Here the GAO explains that agencies are required to report their cost/benefit analysis from a domestic perspective and then, if they think the rule has important global effects that should be included, they can separately report that information. Circular A-4 is even more crystal clear on the issue of domestic benefits than the GAO lets on. Circular A-4 states, “Your analysis should focus on benefits and costs that accrue to citizens and residents of the United States. Where you choose to evaluate a regulation that is likely to have effects beyond the borders of the United States, these effects should be reported separately” [emphasis added]. It’s not merely that agencies should be reporting their results from a domestic perspective for every proposed rule, but that domestic costs and benefits should be the focus. This makes sense, after all: The American public is presumably interested to know how proposed federal rules will impact Americans.

Yet that’s not what happened. The working group did not “focus on benefits and costs that accrue to the citizens and residents of the United States,” instead the official social cost of carbon figures are global ones. Indeed people are lucky that the working group’s reports even give a hint on how one would convert to domestic figures. The GAO report tells the story:

[A] participant told us that he raised concerns about whether the Technical Support Document provided adequate information on domestic measures of the social cost of carbon. The participant said that, in response to this feedback, the working group decided to include a separate discussion in the Technical Support Document on estimating domestic benefits and costs. The Technical Support Document states that reported domestic effects should be calculated using a range of values from 7 to 23 percent of the global measure of the social cost of carbon, although it cautions that these values are approximate, provisional, and highly speculative due to limited evidence. [GAO report, pp. 12-13, emphasis added.]

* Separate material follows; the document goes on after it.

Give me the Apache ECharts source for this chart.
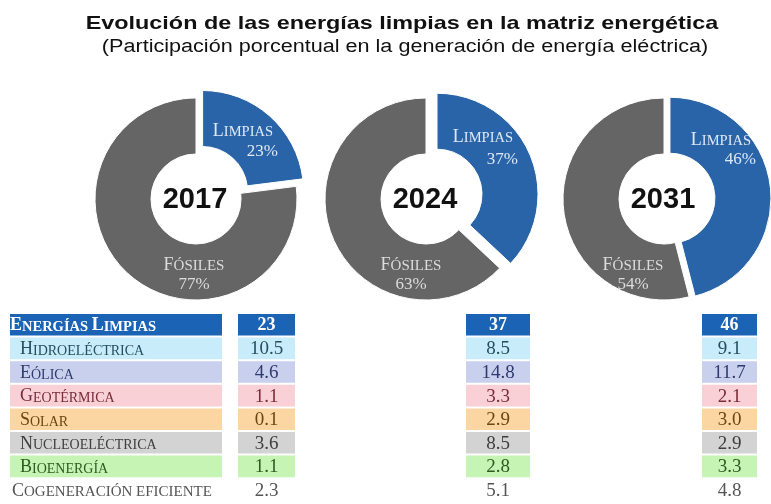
<!DOCTYPE html>
<html>
<head>
<meta charset="utf-8">
<script src="https://cdn.jsdelivr.net/npm/echarts@6/dist/echarts.min.js"></script>
<style>
  html, body { margin: 0; padding: 0; background: #fff; }
  #chart { width: 771px; height: 504px; }
</style>
</head>
<body>
<div id="chart"></div>
<script>
// ── datos ──
const years    = ['2017', '2024', '2031'];
const limpias  = [23, 37, 46];
const fosiles  = [77, 63, 54];
const rowNames = ['Energías Limpias', 'Hidroeléctrica', 'Eólica', 'Geotérmica', 'Solar',
                  'Nucleoeléctrica', 'Bioenergía', 'Cogeneración eficiente'];
const v2017 = [23, 10.5, 4.6, 1.1, 0.1, 3.6, 1.1, 2.3];
const v2024 = [37, 8.5, 14.8, 3.3, 2.9, 8.5, 2.8, 5.1];
const v2031 = [46, 9.1, 11.7, 2.1, 3.0, 2.9, 3.3, 4.8];
const tableCols = [v2017, v2024, v2031];

// ── estilos / layout ──
const BLUE = '#2964a8', GREY = '#656565';
const rowFill = ['#1a63b5', '#c8ecfa', '#c9d0ee', '#f8d0d6', '#fbd5a2', '#d3d3d3', '#c6f4b4', '#ffffff'];
const rowInk  = ['#ffffff', '#244f5e', '#2e3a6e', '#7a2c38', '#6b4612', '#3e3e3e', '#2e5a20', '#555555'];
const pieCenters = [[196, 199], [426, 199], [664, 199]];
const pieOffsets = [10, 12, 6];
// posiciones de etiquetas (desde el centro del anillo)
const limpiasLbl = [[82, -68, -47], [92, -62, -39], [92, -59, -39]]; // [dx derecha, dy nombre, dy %]
const fosilesLbl = [[-2, 75], [-15, 75], [-31, 75]];
const tableTop = 313, rowH = 23.6;
const colBoxes = [[10, 212], [238, 57], [466, 64], [702, 55]]; // [left, width]
const SERIF = '"Liberation Serif", "DejaVu Serif", serif';
const SANS = '"Liberation Sans", Arial, sans-serif';
const LBL_LIGHT = '#dfe8f4', LBL_GREY = '#dcdcdc';

// versalitas: mayúsculas grandes, minúsculas → mayúsculas pequeñas
function smallCaps(str) {
  let out = '', run = '', kind = null;
  const flush = () => { if (run) out += '{' + kind + '|' + run + '}'; run = ''; };
  for (const ch of str) {
    const k = ch !== ch.toLowerCase() ? 'b' : 's';
    if (k !== kind) { flush(); kind = k; }
    run += ch.toUpperCase();
  }
  flush();
  return out;
}
function capsRich(big, small, color, weight) {
  return {
    b: { fontFamily: SERIF, fontSize: big, fontWeight: weight || 'normal', color, fill: color, verticalAlign: 'bottom' },
    s: { fontFamily: SERIF, fontSize: small, fontWeight: weight || 'normal', color, fill: color, verticalAlign: 'bottom' }
  };
}

const chart = echarts.init(document.getElementById('chart'));
const series = [];

years.forEach((y, i) => {
  const [cx, cy] = pieCenters[i];
  series.push({
    type: 'pie',
    center: [cx, cy],
    radius: [45, 101],
    startAngle: 90,
    clockwise: true,
    selectedMode: 'single',
    selectedOffset: pieOffsets[i],
    silent: true,
    animation: false,
    avoidLabelOverlap: false,
    itemStyle: { borderColor: '#fff', borderWidth: 1 },
    labelLine: { show: false },
    label: { show: true, position: 'inside', fontFamily: SERIF, lineHeight: 21 },
    labelLayout: p => p.dataIndex === 1 ? {
      x: cx + fosilesLbl[i][0], y: cy + fosilesLbl[i][1],
      align: 'center', verticalAlign: 'middle'
    } : {},
    data: [
      { name: 'Limpias', value: limpias[i], selected: true,
        itemStyle: { color: BLUE }, label: { show: false } },
      { name: 'Fósiles', value: fosiles[i],
        itemStyle: { color: GREY },
        label: {
          align: 'center',
          formatter: smallCaps('Fósiles') + '\n{p|' + fosiles[i] + '%}',
          rich: Object.assign(capsRich(18, 15, LBL_GREY),
                              { p: { fontFamily: SERIF, fontSize: 17, color: LBL_GREY } })
        }
      }
    ]
  });
});

// ── tabla: una rejilla por columna, celdas con serie custom ──
const grids = [], xAxes = [], yAxes = [];
colBoxes.forEach(([left, width], k) => {
  grids.push({ left, width, top: tableTop, height: rowH * rowNames.length });
  xAxes.push({ type: 'category', gridIndex: k, data: ['c'], show: false });
  yAxes.push({ type: 'category', gridIndex: k, data: rowNames, inverse: true, show: false });
});

function cellRenderer(k) {
  return (params, api) => {
    const r = params.dataIndex;
    const c = api.coord([0, r]);
    const band = api.size([0, 1])[1];
    const cs = params.coordSys;
    const h = band - 2;
    const last = r === rowNames.length - 1;
    const children = [];
    if (!last) {
      children.push({
        type: 'rect',
        shape: { x: cs.x, y: c[1] - h / 2, width: cs.width, height: h },
        style: { fill: rowFill[r] }
      });
    }
    if (k === 0) {
      const rich = r === 0 ? capsRich(18, 14.5, rowInk[r], 'bold')
                 : last ? capsRich(18, 15, rowInk[r])
                 : capsRich(18, 14, rowInk[r]);
      children.push({
        type: 'text',
        x: cs.x + (r === 0 ? 0 : last ? 2 : 10),
        y: c[1] + 1,
        style: { text: smallCaps(rowNames[r]), align: 'left', verticalAlign: 'middle', rich }
      });
    } else {
      const v = tableCols[k - 1][r];
      children.push({
        type: 'text',
        x: cs.x + cs.width / 2,
        y: c[1] + 1,
        style: {
          text: r === 0 ? String(v) : v.toFixed(1),
          align: 'center', verticalAlign: 'middle',
          font: (r === 0 ? 'bold 18px ' : '19px ') + SERIF,
          fill: rowInk[r]
        }
      });
    }
    return { type: 'group', children };
  };
}

colBoxes.forEach((_, k) => {
  series.push({
    type: 'custom',
    coordinateSystem: 'cartesian2d',
    xAxisIndex: k, yAxisIndex: k,
    silent: true,
    animation: false,
    renderItem: cellRenderer(k),
    data: rowNames.map((n, r) => [0, r])
  });
});

// etiquetas "Limpias" de cada anillo
const limpiasText = [];
years.forEach((y, i) => {
  const [cx, cy] = pieCenters[i];
  const [dx, dyName, dyPct] = limpiasLbl[i];
  limpiasText.push(
    { type: 'text', x: cx + dx - 5, y: cy + dyName, z: 10, silent: true,
      style: { text: smallCaps('Limpias'), align: 'right', verticalAlign: 'middle',
               rich: capsRich(18, 14.5, LBL_LIGHT) } },
    { type: 'text', x: cx + dx, y: cy + dyPct, z: 10, silent: true,
      style: { text: limpias[i] + '%', align: 'right', verticalAlign: 'middle',
               font: '17px ' + SERIF, fill: LBL_LIGHT } }
  );
});

chart.setOption({
  backgroundColor: '#ffffff',
  animation: false,
  grid: grids,
  xAxis: xAxes,
  yAxis: yAxes,
  series,
  graphic: [
    { type: 'text', x: 402, y: 24, scaleX: 1.23, silent: true,
      style: { text: 'Evolución de las energías limpias en la matriz energética',
               font: 'bold 19px ' + SANS, fill: '#111', align: 'center', verticalAlign: 'middle' } },
    { type: 'text', x: 405, y: 47, scaleX: 1.2, silent: true,
      style: { text: '(Participación porcentual en la generación de energía eléctrica)',
               font: '18px ' + SANS, fill: '#111', align: 'center', verticalAlign: 'middle' } },
    ...years.map((y, i) => ({
      type: 'text', x: pieCenters[i][0] - 1, y: pieCenters[i][1] + 1, silent: true, z: 10,
      style: { text: y, font: 'bold 29px ' + SANS, fill: '#111', align: 'center', verticalAlign: 'middle' }
    })),
    ...limpiasText
  ]
});
</script>
</body>
</html>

Well, it’s a good thing at least one participant in this whole process was concerned enough about allegedly “comporting” with Circular A-4 to bring up the fact that the current version of the document gave no information about how to convert the domestic figures from the reported global ones. In response to this concern, the reader can see how the group provided the formula for calculating domestic costs and benefits in a way that made the domestic figure seem dubious. But this still misses the point. The point is that the “focus” should be on domestic costs and benefits, not that the reader is equipped with the formula by which he or she can personally compute that information, transforming the official figures that the working group issued.

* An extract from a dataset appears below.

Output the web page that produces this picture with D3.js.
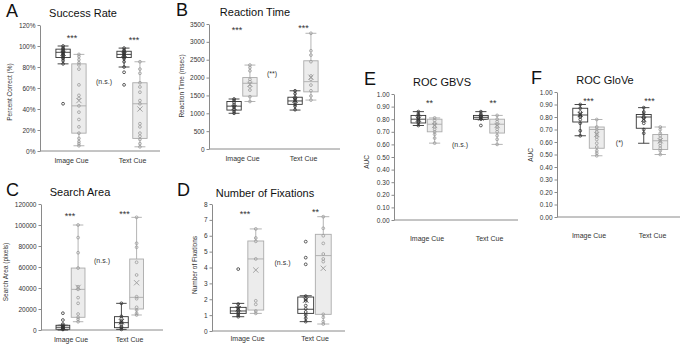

Now we have to ask: Why would the committee be so reluctant to obey the clear guideline of Circular A-4 when it comes to domestic versus global benefits? The answer is provided in the block quotation above: The domestic figures for the social cost of carbon are at most 23 percent of the global figures, and could be as low as 7 percent. Complying with Circular A-4’s guideline on reporting domestic estimates could therefore cut, say, the 2013 issue’s reported 2020 “central” figure of $43/ton down to a mere $3/ton. You can’t justify aggressive regulations with only a $3/ton estimate of the social cost of carbon, and so that’s why the working group pooh-poohed actually complying with Circular A-4 on this guideline as well.

Conclusion

The shenanigans and skullduggery involved in climate change regulation are so blatant that all we need to do is read the government’s own reports to see what’s going on. In this post, I’ve quoted just from the recently issued GAO report itself to show that the Obama Administration Working Group simply ignored two clear OMB guidelines on how to conduct regulatory analysis. Not coincidentally, either of these guidelines would have slashed the officially reported estimates, and therefore pulled the rug out from cost/benefit justifications for new restrictions on carbon dioxide emissions. By now it should be clear to any reasonable observer that there is a bias among various government agencies—including legislative agencies such as GAO—to simply ignore rules and regulations in order to get to an answer they like when it comes to the “social cost of carbon.”